Quantcast
Resident watches helplessly as car is stolen from driveway • Brooklyn Paper

Resident watches helplessly as car is stolen from driveway

Dude, where’s my car? Leonid Rozenfeld’s 2008 Infiniti was stolen from his driveway on Corbin Place at 4:45 am, part of a recent spree of car thefts and break-ins in Manhattan Beach.
Steve Solomonson

Thieves stole two luxury cars and broke into three others in Manhattan Beach last week — and one unlucky resident watched helplessly as bandits smashed into one of his cars as they made their getaway in the other.

The spat of thefts that continues a trend suggesting the tony seaside neighborhood is fast-becoming a magnet for crime and break-ins started at 4:45 am on Oct. 8, when bandits swiped a 2008 Infiniti from the driveway of Leonid Rozenfeld’s Corbin Place home, between Hampton Avenue and Cass Place.

The thieves banged into Rozenfeld’s second car as they pulled out of the driveway, adding insult to injury.

“I heard a boom, and when I looked out my window [the Infiniti] wasn’t there,” Rozenfeld said.

Police said over the next six days thieves stole an Acura and broke into a Mercedes, a Lexus and one other vehicle.

Bandits also burglarized an Amherst Street home, stealing a laptop and bicycle.

Police declined requests for the most recent statistics on car thefts and break-ins.

As of August, there were 17 car break-ins in 2011, three fewer than last year.
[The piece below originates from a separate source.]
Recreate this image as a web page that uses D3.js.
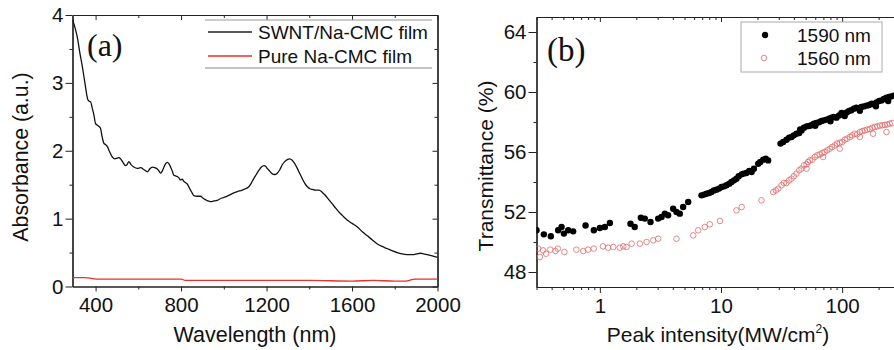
<!DOCTYPE html>
<html><head><meta charset="utf-8">
<script src="https://cdn.jsdelivr.net/npm/d3@7"></script>
<style>body{margin:0;background:#fff}svg{display:block}</style>
</head><body><svg id="c" width="894" height="350"></svg>
<script>
// ---------- Panel (a) data ----------
const absWavelength = [292,305,314,326,338,350,364,370,377,385,392,400,407,415,423,431,439,447,455,465,478,490,501,510,517,528,540,548,556,565,579,595,611,627,642,653,665,677,689,697,704,712,720,728,735,743,751,759,766,774,782,790,797,805,813,821,829,836,848,860,875,891,903,914,926,938,953,969,988,1008,1028,1047,1066,1086,1101,1117,1128,1140,1152,1164,1176,1188,1196,1203,1215,1227,1238,1250,1262,1273,1285,1297,1309,1320,1332,1344,1356,1367,1379,1391,1403,1414,1430,1445,1460,1476,1491,1507,1522,1538,1557,1577,1600,1624,1647,1670,1694,1717,1740,1764,1787,1811,1834,1857,1873,1889,1904,1920,1936,1951,1975,2000];
const absSWNT = [3.93,3.80,3.68,3.45,3.24,3.00,2.75,2.73,2.72,2.62,2.53,2.40,2.38,2.36,2.33,2.20,2.11,2.09,2.06,1.99,1.91,1.88,1.89,1.90,1.88,1.83,1.78,1.80,1.84,1.80,1.76,1.74,1.75,1.72,1.69,1.73,1.76,1.75,1.73,1.70,1.67,1.70,1.76,1.81,1.83,1.81,1.76,1.70,1.64,1.63,1.62,1.60,1.57,1.58,1.55,1.53,1.51,1.47,1.40,1.34,1.33,1.33,1.30,1.28,1.26,1.25,1.26,1.27,1.30,1.32,1.35,1.38,1.40,1.42,1.44,1.47,1.52,1.59,1.65,1.71,1.76,1.78,1.77,1.74,1.70,1.66,1.65,1.67,1.72,1.79,1.84,1.87,1.88,1.86,1.81,1.74,1.66,1.59,1.52,1.47,1.44,1.43,1.42,1.42,1.39,1.34,1.28,1.22,1.16,1.10,1.04,0.98,0.93,0.88,0.81,0.75,0.69,0.63,0.59,0.56,0.53,0.50,0.48,0.47,0.47,0.47,0.48,0.49,0.48,0.47,0.45,0.43];
const pureWavelength = [292,350,380,400,600,800,820,1000,1200,1400,1600,1700,1800,1850,1880,1900,2000];
const absPure = [0.13,0.13,0.12,0.11,0.11,0.11,0.09,0.09,0.09,0.09,0.08,0.09,0.08,0.08,0.10,0.11,0.11];
const absXTicks = [400,800,1200,1600,2000];
const absYTicks = [0,1,2,3,4];
const absLegend = ["SWNT/Na-CMC film","Pure Na-CMC film"];

// ---------- Panel (b) data ----------
const int1590 = [0.30,0.345,0.394,0.453,0.483,0.505,0.548,0.602,0.762,0.892,1.0,1.10,1.21,1.79,1.94,2.18,2.35,2.62,3.03,3.23,3.44,3.66,4.03,4.29,4.57,4.87,5.36,
  6.90,7.25,7.59,7.98,8.35,8.74,9.18,9.64,10.1,10.6,11.1,11.7,12.2,12.8,13.4,14.0,14.8,15.4,16.2,17.1,17.9,18.7,20.3,21.1,22.3,23.4,24.5,
  31.0,32.6,34.7,36.5,38.2,39.9,42.0,44.2,46.2,48.3,50.8,53.4,55.8,58.3,61.4,64.6,67.5,70.6,74.3,78.1,81.6,85.3,89.8,94.4,98.8,103,109,114,119,125,131,138,144,151,159,167,175,182,192,202,211,221,232,244,255,267,
  45,60,80,105,140,190,240];
const trans1590 = [50.78,50.51,50.38,50.78,51.0,50.56,50.78,50.71,51.1,50.78,50.93,51.0,51.27,51.22,51.0,51.62,51.56,51.33,51.56,51.67,51.89,51.78,52.22,52.0,51.89,52.33,52.67,
  53.11,53.16,53.22,53.27,53.33,53.44,53.49,53.56,53.67,53.71,53.78,53.89,54.0,54.11,54.22,54.38,54.51,54.56,54.6,54.73,54.67,54.89,55.22,55.33,55.49,55.56,55.44,
  56.56,56.67,56.82,56.96,57.0,57.11,57.22,57.27,57.44,57.62,57.71,57.73,57.78,57.89,57.93,57.98,58.07,58.11,58.16,58.22,58.29,58.33,58.29,58.44,58.6,58.56,58.64,58.73,58.78,58.89,58.96,58.89,59.0,59.04,59.09,59.13,59.22,59.18,59.31,59.4,59.44,59.53,59.62,59.67,59.71,59.76,
  57.5,57.75,58.05,58.4,58.75,59.05,59.4];
const int1560 = [0.31,0.32,0.34,0.36,0.39,0.43,0.45,0.51,0.64,0.73,0.80,0.89,1.06,1.17,1.29,1.46,1.56,1.66,1.83,2.14,2.43,2.76,3.03,4.29,5.90,6.48,7.35,8.08,9.80,13.4,14.8,21.6,
  27.0,28.4,29.7,31.6,33.0,34.7,36.5,38.2,39.9,42.0,44.2,46.2,48.3,50.8,52.3,54.1,56.9,59.5,62.3,65.4,68.4,71.6,75.2,79.0,82.6,86.8,90.7,95.5,100,105,110,116,121,127,133,140,147,154,161,169,178,186,195,205,215,225,236,247,259,
  140,180,232,95.5,69.6,50.8];
const trans1560 = [49.56,49.0,49.44,49.22,49.49,49.4,49.56,49.33,49.49,49.4,49.49,49.56,49.71,49.62,49.67,49.62,49.71,49.67,49.89,49.89,50.0,50.11,50.22,50.22,50.44,50.78,51.0,51.18,51.4,52.11,52.33,52.78,
  53.33,53.44,53.56,53.78,53.93,53.93,54.11,54.22,54.38,54.56,54.78,54.89,55.11,55.18,55.33,55.44,55.49,55.67,55.78,55.84,55.93,56.0,56.11,56.22,56.33,56.44,56.56,56.6,56.67,56.82,56.89,57.0,57.11,57.22,57.18,57.33,57.4,57.44,57.49,57.53,57.62,57.67,57.71,57.76,57.78,57.8,57.84,57.89,57.93,
  57.0,57.22,57.33,56.22,55.67,54.89];
const trXTicks = [1,10,100];
const trYTicks = [48,52,56,60,64];
const trLegend = ["1590 nm","1560 nm"];

const svg = d3.select("#c");
const SANS = "'Liberation Sans', Arial, sans-serif";
const SERIF = "'Liberation Serif', 'Times New Roman', serif";
const AX = "#222";

function styleAxis(g, fs) {
  g.selectAll("path.domain").attr("stroke", AX).attr("stroke-width", 1.2);
  g.selectAll(".tick line").attr("stroke", AX).attr("stroke-width", 1);
  g.selectAll(".tick text").attr("fill", "#111").style("font-family", SANS).style("font-size", fs + "px");
}

// ================= Panel (a) =================
{
  const L = 72.5, R = 437.5, T = 15, B = 286.5;
  const x = d3.scaleLinear().domain([292, 2000]).range([L, R]);
  const y = d3.scaleLinear().domain([0, 4]).range([B, T]);
  const minorX = [600,1000,1400,1800];
  const minorY = [0.5,1.5,2.5,3.5];

  svg.append("g").attr("transform", `translate(0,${B})`)
    .call(d3.axisBottom(x).tickValues(minorX).tickSize(3).tickSizeOuter(0).tickFormat(""))
    .call(g => styleAxis(g, 20));
  svg.append("g").attr("transform", `translate(${L},0)`)
    .call(d3.axisLeft(y).tickValues(minorY).tickSize(3).tickSizeOuter(0).tickFormat(""))
    .call(g => styleAxis(g, 20));
  svg.append("g").attr("transform", `translate(0,${T})`)
    .call(d3.axisTop(x).tickValues(minorX).tickSize(-3).tickSizeOuter(0).tickFormat(""))
    .call(g => styleAxis(g, 20));
  svg.append("g").attr("transform", `translate(${R},0)`)
    .call(d3.axisRight(y).tickValues(minorY).tickSize(-3).tickSizeOuter(0).tickFormat(""))
    .call(g => styleAxis(g, 20));
  svg.append("g").attr("transform", `translate(0,${T})`)
    .call(d3.axisTop(x).tickValues(absXTicks).tickSize(-5).tickSizeOuter(0).tickFormat(""))
    .call(g => styleAxis(g, 20));
  svg.append("g").attr("transform", `translate(${R},0)`)
    .call(d3.axisRight(y).tickValues(absYTicks).tickSize(-5).tickSizeOuter(0).tickFormat(""))
    .call(g => styleAxis(g, 20));
  svg.append("g").attr("transform", `translate(0,${B})`)
    .call(d3.axisBottom(x).tickValues(absXTicks).tickSize(5).tickPadding(6).tickSizeOuter(0).tickFormat(d3.format("d")))
    .call(g => styleAxis(g, 20.5));
  svg.append("g").attr("transform", `translate(${L},0)`)
    .call(d3.axisLeft(y).tickValues(absYTicks).tickSize(7).tickPadding(2).tickSizeOuter(0).tickFormat(d3.format("d")))
    .call(g => styleAxis(g, 20.5));

  svg.append("defs").append("clipPath").attr("id", "clipA")
    .append("rect").attr("x", L).attr("y", T).attr("width", R - L).attr("height", B - T);

  const line = d3.line().x(d => x(d[0])).y(d => y(d[1])).curve(d3.curveMonotoneX);
  const pg = svg.append("g").attr("clip-path", "url(#clipA)");
  pg.append("path").datum(pureWavelength.map((w, i) => [w, absPure[i]]))
    .attr("d", line).attr("fill", "none").attr("stroke", "#e8302c").attr("stroke-width", 1.3);
  pg.append("path").datum(absWavelength.map((w, i) => [w, absSWNT[i]]))
    .attr("d", line).attr("fill", "none").attr("stroke", "#111").attr("stroke-width", 1.3);

  svg.append("line").attr("x1", 205).attr("x2", 432).attr("y1", 20).attr("y2", 20).attr("stroke", "#999").attr("stroke-width", 1);
  svg.append("line").attr("x1", 205).attr("x2", 432).attr("y1", 68).attr("y2", 68).attr("stroke", "#888").attr("stroke-width", 1);
  const legCol = ["#222", "#e8302c"];
  absLegend.forEach((t, i) => {
    const yy = 32 + i * 24;
    svg.append("line").attr("x1", 208).attr("x2", 252).attr("y1", yy).attr("y2", yy).attr("stroke", legCol[i]).attr("stroke-width", 1.3);
    svg.append("text").attr("x", 258).attr("y", yy + 7).text(t)
      .style("font-family", SANS).style("font-size", "19px").attr("fill", "#111");
  });

  svg.append("text").attr("x", 87).attr("y", 56).text("(a)")
    .style("font-family", SERIF).style("font-size", "32px").attr("fill", "#111");

  svg.append("text").attr("x", 255).attr("y", 342).attr("text-anchor", "middle")
    .text("Wavelength (nm)").style("font-family", SANS).style("font-size", "21.5px").attr("fill", "#111");
  svg.append("text").attr("transform", `translate(28,157) rotate(-90)`).attr("text-anchor", "middle")
    .text("Absorbance (a.u.)").style("font-family", SANS).style("font-size", "21.3px").attr("fill", "#111");
}

// ================= Panel (b) =================
{
  const L = 536.5, T = 17, B = 287;
  const x = d3.scaleLog().domain([0.3, 1000]).range([L, L + 121.15 * Math.log10(1000 / 0.3)]);
  const R = x(1000);
  const y = d3.scaleLinear().domain([47, 65]).range([B, T]);
  const minorX = [];
  [0.1, 1, 10, 100].forEach(dec => { for (let k = 2; k <= 9; k++) { const v = dec * k; if (v >= 0.3 && v < 1000) minorX.push(v); } });
  const minorY = [50, 54, 58, 62];

  svg.append("g").attr("transform", `translate(0,${B})`)
    .call(d3.axisBottom(x).tickValues(minorX).tickSize(3).tickSizeOuter(0).tickFormat(""))
    .call(g => styleAxis(g, 20));
  svg.append("g").attr("transform", `translate(${L},0)`)
    .call(d3.axisLeft(y).tickValues(minorY).tickSize(3).tickSizeOuter(0).tickFormat(""))
    .call(g => styleAxis(g, 20));
  svg.append("g").attr("transform", `translate(0,${T})`)
    .call(d3.axisTop(x).tickValues(minorX).tickSize(-3).tickSizeOuter(0).tickFormat(""))
    .call(g => styleAxis(g, 20));
  svg.append("g").attr("transform", `translate(0,${T})`)
    .call(d3.axisTop(x).tickValues(trXTicks).tickSize(-5).tickSizeOuter(0).tickFormat(""))
    .call(g => styleAxis(g, 20));
  svg.append("g").attr("transform", `translate(0,${B})`)
    .call(d3.axisBottom(x).tickValues(trXTicks).tickSize(6).tickPadding(5).tickSizeOuter(0).tickFormat(d3.format("d")))
    .call(g => styleAxis(g, 20.5));
  svg.append("g").attr("transform", `translate(${L},0)`)
    .call(d3.axisLeft(y).tickValues(trYTicks).tickSize(8).tickPadding(2).tickSizeOuter(0).tickFormat(d3.format("d")))
    .call(g => styleAxis(g, 20.5));
  svg.append("line").attr("x1", R).attr("x2", R).attr("y1", T).attr("y2", B).attr("stroke", AX).attr("stroke-width", 1.2);

  svg.append("defs").append("clipPath").attr("id", "clipB")
    .append("rect").attr("x", L).attr("y", T).attr("width", R - L).attr("height", B - T);
  const pg = svg.append("g").attr("clip-path", "url(#clipB)");

  pg.selectAll("circle.r").data(int1560.map((v, i) => [v, trans1560[i]])).join("circle")
    .attr("class", "r").attr("cx", d => x(d[0])).attr("cy", d => y(d[1])).attr("r", 2.8)
    .attr("fill", "none").attr("stroke", "#e06a6a").attr("stroke-width", 0.8);
  pg.selectAll("circle.k").data(int1590.map((v, i) => [v, trans1590[i]])).join("circle")
    .attr("class", "k").attr("cx", d => x(d[0])).attr("cy", d => y(d[1])).attr("r", 3.2)
    .attr("fill", "#000");

  svg.append("rect").attr("x", 741).attr("y", 22).attr("width", 141).attr("height", 50)
    .attr("fill", "#fff").attr("stroke", "#aaa").attr("stroke-width", 1);
  svg.append("circle").attr("cx", 765).attr("cy", 35).attr("r", 3.2).attr("fill", "#000");
  svg.append("circle").attr("cx", 764).attr("cy", 58).attr("r", 2.8).attr("fill", "none").attr("stroke", "#e06a6a").attr("stroke-width", 0.8);
  trLegend.forEach((t, i) => {
    svg.append("text").attr("x", 797).attr("y", 42 + i * 22.5).text(t)
      .style("font-family", SANS).style("font-size", "19px").attr("fill", "#111");
  });

  svg.append("text").attr("x", 547).attr("y", 61).text("(b)")
    .style("font-family", SERIF).style("font-size", "33px").attr("fill", "#111");

  const xt = svg.append("text").attr("x", 718).attr("y", 342).attr("text-anchor", "middle")
    .style("font-family", SANS).style("font-size", "21px").attr("fill", "#111");
  xt.append("tspan").text("Peak intensity(MW/cm");
  xt.append("tspan").attr("dy", -9).style("font-size", "12px").text("2");
  xt.append("tspan").attr("dy", 9).text(")");
  svg.append("text").attr("transform", `translate(493,166) rotate(-90)`).attr("text-anchor", "middle")
    .text("Transmittance (%)").style("font-family", SANS).style("font-size", "21px").attr("fill", "#111");
}
</script></body></html>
Car thefts stood at four, compared to eight in 2010. Those numbers have spiked in the past two months — though by how much remains unclear.

Before the spike occurred Deputy Inspector George Mastrokostas, the commanding officer of the 61st Precinct, sought to reassure residents, saying police are on constant patrol in the neighborhood — even though most of the crime in the area happens outside of Manhattan Beach.

“Manhattan Beach is a relatively safe place,” Mastrokostas said in August.

But residents said the recent mini-crime wave has put them on edge.

The Beachside Neighborhood Patrol has stepped up its nighttime surveillance, according to Ted Klynerman, the group’s president.

Nevertheless, others said they feared the situation could spiral out of control.

“I’m worried that things are going to get worse,” said Alan Ditchek, the president of the Manhattan Beach Neighborhood Association. “It’s only a matter of time before this escalates.”